Não se pode querer que as situações e comportamentos venham a nós e não nós a eles
Um Instituto americano que se dedica aos estudos da superação, essa capacidade de ultrapassar as adversidades da vida sem se destruir, o Resiliency Al Albert Center, de Emory, coloca dois grandes prejuízos do comportamento humano na luta por superar: a superficialidade do intelecto e o exagero no ser metódico, disciplinado em excesso.
Considerando como superficialidade, não o prazer das coisas boas, o requinte e menos ainda a vaidade e sim, o desinteresse em aprofundar o questionamento, a dificuldade em refletir, a preguiça de pensar. Enquanto que o pensamento é o deleite de alguns, para outros é um peso. Tem tudo a ver, já que para se conseguir superar, é preciso a prática reflexiva.
Quanto ao ser metódico, é óbvio: as pessoas muito rígidas com horários, hábitos, compromissos; que estabelecem uma rotina e não transigem um milímetro, apavoram-se com situações não previstas e qualquer turbulência vira ameaça. Logo, os problemas de enfrentamento se tornam maiores do que são, o adaptar-se uma tarefa quase impossível e a superação, complicada.
Tem muita gente que não percebe que mudam as regras do jogo e precisamos nos adequar às novas situações. Como a mulher que se separa ou fica viúva e continua a sair apenas com casais. Por mais amigos que sejam, um dia, isso se torna inadequado, ela terá que formar um novo grupo de relacionamento com pessoas na mesma condição e disponibilidade. Também o filho depois que casa e a mãe não percebe que as regras mudaram e que ela não pode ligar para ele pela manhã, insistindo para que venha comer o bifinho acebolado “que ele adora e só ela sabe fazer”.

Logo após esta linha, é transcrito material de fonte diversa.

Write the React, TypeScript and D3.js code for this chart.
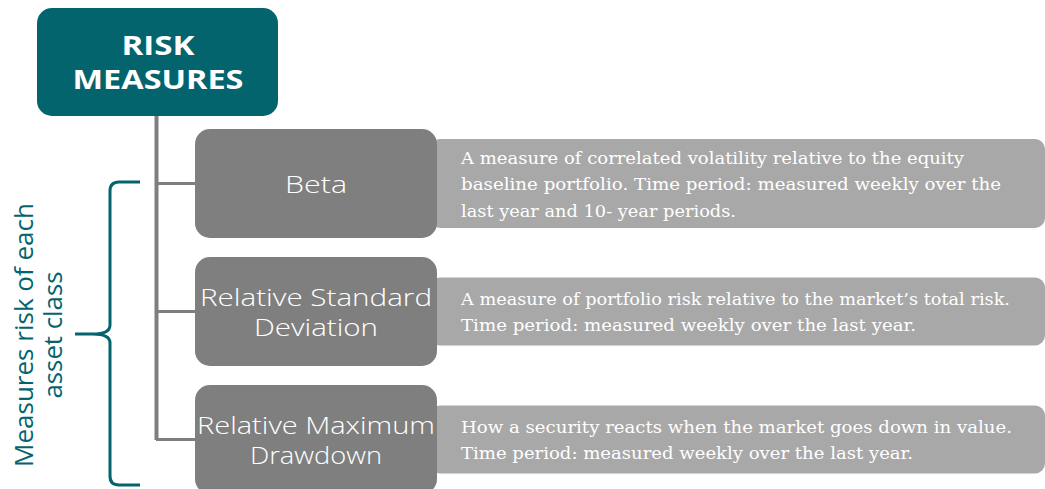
import React from "react";
import * as d3 from "d3";

const title = ["RISK", "MEASURES"];
const categories = [["Beta"], ["Relative Standard", "Deviation"], ["Relative Maximum", "Drawdown"]];
const descriptions = [
  [
    "A measure of correlated volatility relative to the equity",
    "baseline portfolio. Time period: measured weekly over the",
    "last year and 10- year periods.",
  ],
  [
    "A measure of portfolio risk relative to the market\u2019s total risk.",
    "Time period: measured weekly over the last year.",
  ],
  [
    "How a security reacts when the market goes down in value.",
    "Time period: measured weekly over the last year.",
  ],
];
const sideLabel = ["Measures risk of each", "asset class"];

// layout (styles / sizes)
const descWidths = [[503, 540, 275], [549, 455], [551, 452]];
const catWidths = [[62], [232, 124], [238, 132]];
const TEAL = "#03646e";
const DARK = "#7f7f7f";
const LIGHT = "#a8a8a8";

export default function App() {
  const W = 1045, H = 489;
  const rowY = d3.scaleLinear().domain([0, 2]).range([183.5, 439.5]);
  const catFont = "'Open Sans', Lato, sans-serif";
  const descFont = "'DejaVu Serif', serif";

  const brace = d3.path();
  const bx = 110, tip = 75, top = 182, mid = 334, bot = 485, r = 9;
  brace.moveTo(140, top);
  brace.lineTo(bx + r, top);
  brace.quadraticCurveTo(bx, top, bx, top + r);
  brace.lineTo(bx, mid - r);
  brace.quadraticCurveTo(bx, mid, bx - r - 8, mid);
  brace.lineTo(tip, mid);
  brace.moveTo(bx - r - 8, mid);
  brace.quadraticCurveTo(bx, mid, bx, mid + r);
  brace.lineTo(bx, bot - r);
  brace.quadraticCurveTo(bx, bot, bx + r, bot);
  brace.lineTo(140, bot);

  return (
    <svg width={W} height={H} style={{ position: "absolute", left: 0, top: 0 }}>
      <rect width={W} height={H} fill="#fff" />
      {/* trunk */}
      <line x1={156.5} x2={156.5} y1={116} y2={440} stroke={DARK} strokeWidth={4} />
      {categories.map((_, i) => (
        <line key={"b" + i} x1={156} x2={200} y1={rowY(i)} y2={rowY(i)} stroke={DARK} strokeWidth={3} />
      ))}
      {/* title */}
      <rect x={37} y={8} width={241} height={108} rx={15} fill={TEAL} />
      {title.map((t, i) => (
        <text key={t} x={158} y={55 + i * 34} textAnchor="middle" fill="#fff"
          fontFamily="'Open Sans', Lato, sans-serif" fontWeight={700} fontSize={27}
          textLength={i === 0 ? 73 : 171} lengthAdjust="spacingAndGlyphs">{t}</text>
      ))}
      {/* description boxes */}
      {descriptions.map((lines, i) => {
        const h = lines.length === 3 ? 89 : 68;
        const cy = rowY(i);
        const lh = 26.5;
        const midB = cy + 6.5;
        return (
          <g key={"d" + i}>
            <rect x={430} y={cy - h / 2} width={615} height={h} rx={10} fill={LIGHT} />
            {lines.map((l, j) => (
              <text key={j} x={461} y={midB + (j - (lines.length - 1) / 2) * lh} fill="#fff"
                fontFamily={descFont} fontSize={16.5} textLength={descWidths[i][j]} lengthAdjust="spacingAndGlyphs">{l}</text>
            ))}
          </g>
        );
      })}
      {/* category boxes */}
      {categories.map((lines, i) => {
        const cy = rowY(i);
        const lh = 30;
        return (
          <g key={"c" + i}>
            <rect x={195} y={cy - 54.5} width={242} height={109} rx={15} fill={DARK} />
            {lines.map((l, j) => (
              <text key={j} x={316} y={cy + 9 + (j - (lines.length - 1) / 2) * lh} textAnchor="middle"
                fill="#fff" fontFamily={catFont} fontWeight={300} fontSize={24}
                textLength={catWidths[i][j]} lengthAdjust="spacingAndGlyphs">{l}</text>
            ))}
          </g>
        );
      })}
      {/* brace & side label */}
      <path d={brace.toString()} fill="none" stroke={TEAL} strokeWidth={3} />
      {sideLabel.map((t, i) => (
        <text key={t} transform={`translate(${33 + i * 29},335) rotate(-90)`} textAnchor="middle"
          fill={TEAL} fontFamily={catFont} fontWeight={400} fontSize={25}
          textLength={i === 0 ? 264 : 127} lengthAdjust="spacingAndGlyphs">{t}</text>
      ))}
    </svg>
  );
}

Gente, não dá! Nuanças, ginga de cintura, flexibilidade; não se supera em mão única. E muito menos querendo que as situações e o comportamento das pessoas venham a nós e não nós a elas. Um exemplo é uma conhecida que se casou com um viúvo com três filhos e insiste no “se fossem meus filhos”. Tentei mostrar-lhe que não são e ela precisa saber como lidar. E por aí vai. Por tantas vezes mudaram as regras do meu jogo. Em tantos setores da existência e do relacionamento…
De filho único mimado para provedor, de provedor permanente para alguém que passa a viver sozinho. De orientado a orientador, de aluno a mestre e por aí afora. As coisas mudam, os nossos sentimentos se maleabilizam, a disposição se amplia ou se reduz, as chances aumentam ou diminuem. Só a consciência pode se ampliar sempre quando a lucidez de perceber as mudanças chega e se instala. Mas o preço é alto, a luta é grande, muito grande. Por isso, quem atinge a superação se torna um sobrevivente, não um vencedor.
A característica na sobrevivência é a arte de reagir, não importa o tamanho do problema. O que vale é a forma e a inteligência de assimilar novas regras, custe o que custar.